Saved entries:
______________________________

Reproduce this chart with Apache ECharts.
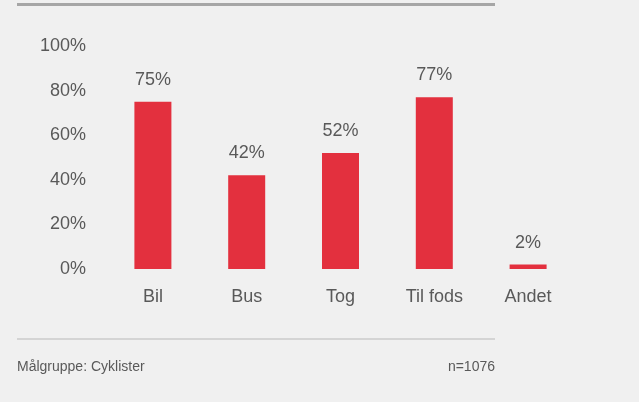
<!DOCTYPE html>
<html>
<head>
<meta charset="utf-8">
<script src="https://cdn.jsdelivr.net/npm/echarts@6/dist/echarts.min.js"></script>
<style>
  html, body { margin: 0; padding: 0; background: #f0f0f0; }
  #chart { width: 639px; height: 402px; }
</style>
</head>
<body>
<div id="chart"></div>
<script>
var categories = ['Bil', 'Bus', 'Tog', 'Til fods', 'Andet'];
var values = [75, 42, 52, 77, 2];
var yTicks = [0, 20, 40, 60, 80, 100];
var footLeft = 'Målgruppe: Cyklister';
var footRight = 'n=1076';

var txt = '#595959';
var font = 'Liberation Sans';

var myChart = echarts.init(document.getElementById('chart'));

var option = {
    backgroundColor: '#f0f0f0',
    animation: false,
    grid: { left: 106, right: 64, top: 46, height: 223, containLabel: false },
    xAxis: {
        type: 'category',
        data: categories,
        axisLine: { show: false },
        axisTick: { show: false },
        axisLabel: { color: txt, fontSize: 18, fontFamily: font, margin: 19 }
    },
    yAxis: {
        type: 'value',
        min: yTicks[0],
        max: yTicks[yTicks.length - 1],
        interval: 20,
        splitLine: { show: false },
        axisLine: { show: false },
        axisTick: { show: false },
        axisLabel: { color: txt, fontSize: 18, fontFamily: font, margin: 20, formatter: '{value}%' }
    },
    series: [{
        type: 'bar',
        data: values,
        barWidth: 37,
        itemStyle: { color: '#e3303e' },
        label: {
            show: true,
            position: 'top',
            distance: 13,
            color: txt,
            fontSize: 18,
            fontFamily: font,
            formatter: '{c}%'
        }
    }],
    graphic: [
        { type: 'rect', shape: { x: 17, y: 3, width: 478, height: 3 }, style: { fill: '#a6a6a6' } },
        { type: 'rect', shape: { x: 17, y: 338, width: 478, height: 2 }, style: { fill: '#d4d4d4' } },
        { type: 'text', left: 17, top: 360, style: { text: footLeft, fill: txt, font: '14px "Liberation Sans"' } },
        { type: 'text', right: 144, top: 360, style: { text: footRight, fill: txt, font: '14px "Liberation Sans"', textAlign: 'right' } }
    ]
};

myChart.setOption(option);
</script>
</body>
</html>
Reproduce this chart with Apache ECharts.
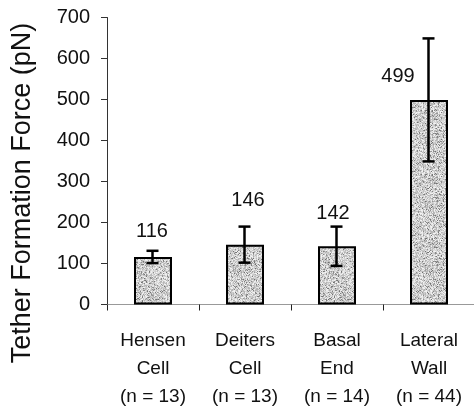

______________________________

» What is asked: Verbatim reproduction of every record is required; images are left out.

» Problem solution:
Reproduce this chart with Apache ECharts.
<!DOCTYPE html>
<html>
<head>
<meta charset="utf-8">
<script src="https://cdn.jsdelivr.net/npm/echarts@6/dist/echarts.min.js"></script>
<style>
  html, body { margin: 0; padding: 0; background: #f0f0f0; }
  #chart { width: 639px; height: 402px; }
</style>
</head>
<body>
<div id="chart"></div>
<script>
var categories = ['Bil', 'Bus', 'Tog', 'Til fods', 'Andet'];
var values = [75, 42, 52, 77, 2];
var yTicks = [0, 20, 40, 60, 80, 100];
var footLeft = 'Målgruppe: Cyklister';
var footRight = 'n=1076';

var txt = '#595959';
var font = 'Liberation Sans';

var myChart = echarts.init(document.getElementById('chart'));

var option = {
    backgroundColor: '#f0f0f0',
    animation: false,
    grid: { left: 106, right: 64, top: 46, height: 223, containLabel: false },
    xAxis: {
        type: 'category',
        data: categories,
        axisLine: { show: false },
        axisTick: { show: false },
        axisLabel: { color: txt, fontSize: 18, fontFamily: font, margin: 19 }
    },
    yAxis: {
        type: 'value',
        min: yTicks[0],
        max: yTicks[yTicks.length - 1],
        interval: 20,
        splitLine: { show: false },
        axisLine: { show: false },
        axisTick: { show: false },
        axisLabel: { color: txt, fontSize: 18, fontFamily: font, margin: 20, formatter: '{value}%' }
    },
    series: [{
        type: 'bar',
        data: values,
        barWidth: 37,
        itemStyle: { color: '#e3303e' },
        label: {
            show: true,
            position: 'top',
            distance: 13,
            color: txt,
            fontSize: 18,
            fontFamily: font,
            formatter: '{c}%'
        }
    }],
    graphic: [
        { type: 'rect', shape: { x: 17, y: 3, width: 478, height: 3 }, style: { fill: '#a6a6a6' } },
        { type: 'rect', shape: { x: 17, y: 338, width: 478, height: 2 }, style: { fill: '#d4d4d4' } },
        { type: 'text', left: 17, top: 360, style: { text: footLeft, fill: txt, font: '14px "Liberation Sans"' } },
        { type: 'text', right: 144, top: 360, style: { text: footRight, fill: txt, font: '14px "Liberation Sans"', textAlign: 'right' } }
    ]
};

myChart.setOption(option);
</script>
</body>
</html>
Reproduce this chart with Apache ECharts.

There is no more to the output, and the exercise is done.